“It is frightfully cold, and—oh, my darling! what a condition you are in!”

“Well,” said the doctor philosophically, “when a man has had snow drifting down the back of his neck and his boots, and settling everywhere about his person that it lawfully could settle, for about fourteen hours, and then it has melted and dried on him, he has a right to be in a condition.”

“I am afraid he will have a right to be ill if he keeps up that sort of thing,” said Alice. “But how is poor Jennie? Henry was in a terrible way about her this morning, but I have seen her in so many of these attacks”—

“Just so,” said the doctor; “poor soul, I suppose it was this one coming on that made her so—ah—captious—last night. I had very little hope of her from the moment I reached her bedside; but one comfort is that she had everything done for her that medical science could suggest. Harrison was with her in less than half an hour after she was taken, and stayed till I got there.”

“Is she—why, Fred, you talk as if—she can’t be dead!”

“She died about an hour ago, Alice. I would not let them send you any message, for, knowing how it would shock you, I wished to bring the news myself.”

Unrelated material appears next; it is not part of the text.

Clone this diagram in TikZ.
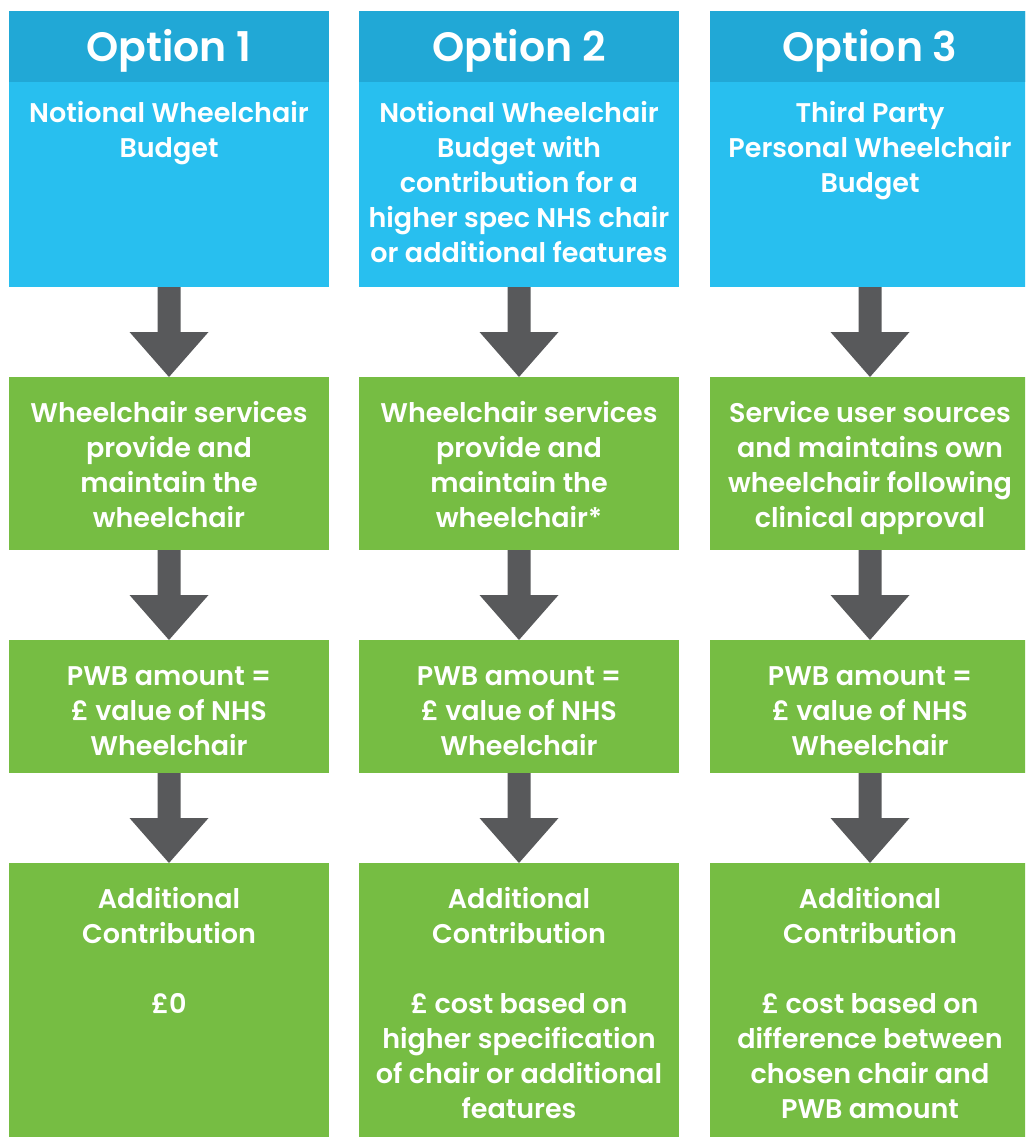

Alice made no reply, but stood white and still, her hands hanging clasped before her, gazing into the fire. She could find no tear for the unloved sister-in-law, there was no grief at her heart for the loss of one so antagonistic; but the shock of her death was all the more sudden and terrible. For Alice was quite conscious of the crisis in her spiritual life that had been revealed to her on the preceding night, to which, as to all crises, physical and psychological, she had been long unconsciously drawing near.

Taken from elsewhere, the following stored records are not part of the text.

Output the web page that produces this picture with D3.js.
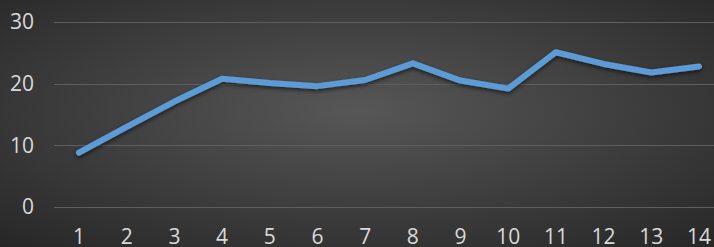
<!DOCTYPE html>
<html>
<head>
<meta charset="utf-8">
<script src="https://cdn.jsdelivr.net/npm/d3@7"></script>
<style>
  html, body { margin: 0; padding: 0; background: #333; }
  svg { display: block; }
</style>
</head>
<body>
<div id="chart"></div>
<script>
var width = 714, height = 247;

var categories = [1, 2, 3, 4, 5, 6, 7, 8, 9, 10, 11, 12, 13, 14];
var values = [8.8, 13, 17.1, 20.8, 20.1, 19.6, 20.6, 23.3, 20.5, 19.2, 25.1, 23.2, 21.8, 22.8];
var yTicks = [0, 10, 20, 30];

var svg = d3.select("#chart")
  .append("svg")
  .attr("width", width)
  .attr("height", height);

var defs = svg.append("defs");
var grad = defs.append("radialGradient")
  .attr("id", "bg")
  .attr("cx", "50%").attr("cy", "45%")
  .attr("r", "75%");
grad.append("stop").attr("offset", "0%").attr("stop-color", "#575757");
grad.append("stop").attr("offset", "100%").attr("stop-color", "#262626");

var shadow = defs.append("filter").attr("id", "shadow")
  .attr("x", "-5%").attr("y", "-20%").attr("width", "110%").attr("height", "140%");
shadow.append("feDropShadow")
  .attr("dx", 0).attr("dy", 2)
  .attr("stdDeviation", 2)
  .attr("flood-color", "#000")
  .attr("flood-opacity", 0.6);

svg.append("rect")
  .attr("width", width)
  .attr("height", height)
  .attr("fill", "url(#bg)");

var x = d3.scalePoint()
  .domain(categories)
  .range([79, 699]);

var y = d3.scaleLinear()
  .domain([0, 30])
  .range([207, 22]);

// gridlines
svg.append("g")
  .selectAll("line")
  .data(yTicks)
  .enter().append("line")
  .attr("x1", 54)
  .attr("x2", width)
  .attr("y1", function(d) { return Math.round(y(d)) + 0.5; })
  .attr("y2", function(d) { return Math.round(y(d)) + 0.5; })
  .style("stroke", "#5e5e5e")
  .style("stroke-width", 1);

// y labels
svg.append("g")
  .selectAll("text")
  .data(yTicks)
  .enter().append("text")
  .attr("x", 34)
  .attr("y", function(d) { return y(d); })
  .attr("dy", "0.35em")
  .attr("text-anchor", "end")
  .style("font-family", "'Open Sans', sans-serif")
  .style("font-size", "21px")
  .style("fill", "#d9d9d9")
  .text(function(d) { return d; });

// x labels
svg.append("g")
  .selectAll("text")
  .data(categories)
  .enter().append("text")
  .attr("x", function(d) { return x(d); })
  .attr("y", 244)
  .attr("text-anchor", "middle")
  .style("font-family", "'Open Sans', sans-serif")
  .style("font-size", "21px")
  .style("fill", "#d9d9d9")
  .text(function(d) { return d; });

var line = d3.line()
  .x(function(d, i) { return x(categories[i]); })
  .y(function(d) { return y(d); });

svg.append("path")
  .datum(values)
  .attr("d", line)
  .attr("fill", "none")
  .attr("filter", "url(#shadow)")
  .style("stroke", "#5b9bd5")
  .style("stroke-width", 6)
  .style("stroke-linejoin", "round")
  .style("stroke-linecap", "round");
</script>
</body>
</html>
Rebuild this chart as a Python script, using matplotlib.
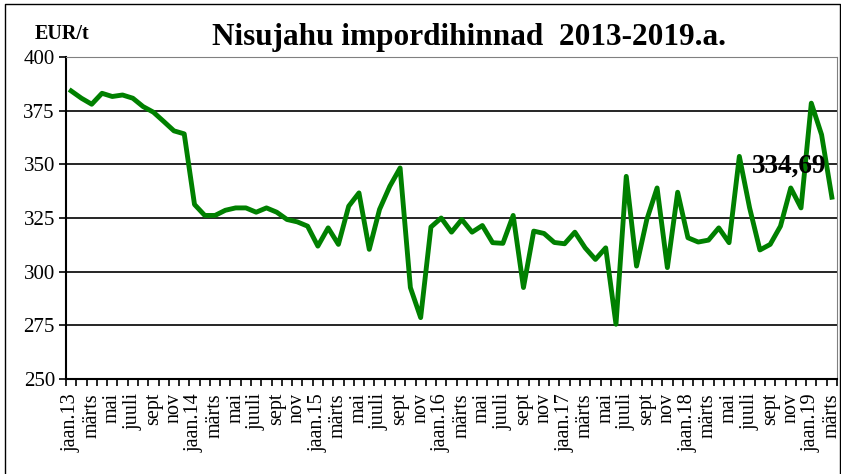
import numpy as np
import matplotlib.pyplot as plt
from matplotlib.lines import Line2D

# kuud (indeksid 0..74 = jaan.13 .. märts.19)
month_names = ['jaan', 'veebr', 'märts', 'apr', 'mai', 'juuni',
               'juuli', 'aug', 'sept', 'okt', 'nov', 'dets']
start_year = 13

prices = [384.2, 380.8, 378.0, 383.1, 381.6, 382.3, 380.8, 376.9, 374.3, 370.0,
          365.6, 364.2, 331.3, 326.2, 326.2, 328.6, 329.7, 329.7, 327.7, 329.7,
          327.7, 324.3, 323.2, 321.2, 311.9, 320.4, 312.7, 330.5, 336.7, 310.4,
          329.0, 339.8, 348.3, 292.6, 278.6, 320.8, 325.0, 318.4, 324.3, 318.4,
          321.5, 313.5, 313.2, 326.2, 292.6, 318.9, 317.8, 313.6, 313.0, 318.4,
          311.1, 305.7, 311.1, 275.5, 344.4, 302.6, 324.3, 339.0, 301.9, 337.0,
          315.8, 313.8, 314.7, 320.4, 313.5, 353.7, 329.7, 310.1, 312.7, 321.2,
          339.0, 329.7, 378.5, 363.8, 334.69]

y_ticks = [250, 275, 300, 325, 350, 375, 400]


def month_label(i):
    m = i % 12
    if m == 0:
        return 'jaan.%d' % (start_year + i // 12)
    return month_names[m]


plt.rcParams['font.family'] = ['Liberation Serif', 'DejaVu Serif']

fig = plt.figure(figsize=(8.41, 4.74), dpi=100)
ax = fig.add_axes([66 / 841, 1 - 379 / 474, (837 - 66) / 841, (379 - 57) / 474])

n = len(prices)
x = np.arange(n)
ax.plot(x, prices, color='#008000', lw=3.5, solid_joinstyle='round', zorder=3)

ax.set_xlim(-0.5, n - 0.5)
ax.set_ylim(250, 400)

ax.set_yticks(y_ticks)
ax.tick_params(axis='y', length=5, width=1.2, labelsize=15, pad=3)
for y in y_ticks[1:-1]:
    ax.axhline(y, color='black', lw=1.2, zorder=1)

major = list(range(0, n, 2))
ax.set_xticks(major)
ax.set_xticklabels([month_label(i) for i in major], rotation=90)
ax.set_xticks(np.arange(-0.5, n, 1), minor=True)
ax.tick_params(axis='x', which='major', length=0, labelsize=14.5, pad=10)
ax.tick_params(axis='x', which='minor', length=5, width=1.2)

ax.spines['left'].set_linewidth(1.5)
ax.spines['bottom'].set_linewidth(1.5)
ax.spines['top'].set_color('#808080')
ax.spines['right'].set_color('#808080')

last = prices[-1]
ax.annotate(('%.2f' % last).replace('.', ','), xy=(n - 1, last),
            xytext=(-31, 22), textcoords='offset points',
            ha='center', va='center', fontsize=19.5, fontweight='bold', zorder=4)

fig.text(469 / 841, 1 - 38 / 474, 'Nisujahu impordihinnad  2013-2019.a.',
         ha='center', va='center', fontsize=22.5, fontweight='bold')
fig.text(62 / 841, 1 - 34 / 474, 'EUR/t', ha='center', va='center',
         fontsize=14.5, fontweight='bold')

# raam ümber joonise
fx = [4.5 / 841, 4.5 / 841, 839.5 / 841, 839.5 / 841]
fy = [0, 1 - 3.5 / 474, 1 - 3.5 / 474, 0]
fig.add_artist(Line2D(fx, fy, transform=fig.transFigure, color='black', lw=1))

fig.savefig('out.png', dpi=100)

In truth, Alice’s religion had never been to her nearly so real as the love she bore to her husband; there had been nothing between her and the Invisible, approaching or corresponding to the unfailing sympathy, the wordless comprehension and support, she found in him. Her love was real—her religion an unconscious make-believe; and reality had conquered.

Upon her realization that the creed she had learned had grown all unreal to her (that it had never been other than unreal she was not yet wise enough to know), Mrs. Randolph’s sudden passing away into the unknown came as a lightning stroke to her own house of life. Nothing else could have shown her so clearly the change in her own creed, as this death, so near herself, yet with no loving grief to hide the sharp surprise, the sudden vacancy. She was utterly silent; indeed, what was she to say? the usual platitudes had become so unutterably meaningless.

“She is better off,”—but Alice knew nothing whatever about it. “I hope she is happy!” “I trust she died at peace with God.” “May she rest in peace,”—none of these phrases would come to her lips. Only there rose before her mind a sudden sense of the dark unknown into which that soul had gone out; was it indeed to annihilation?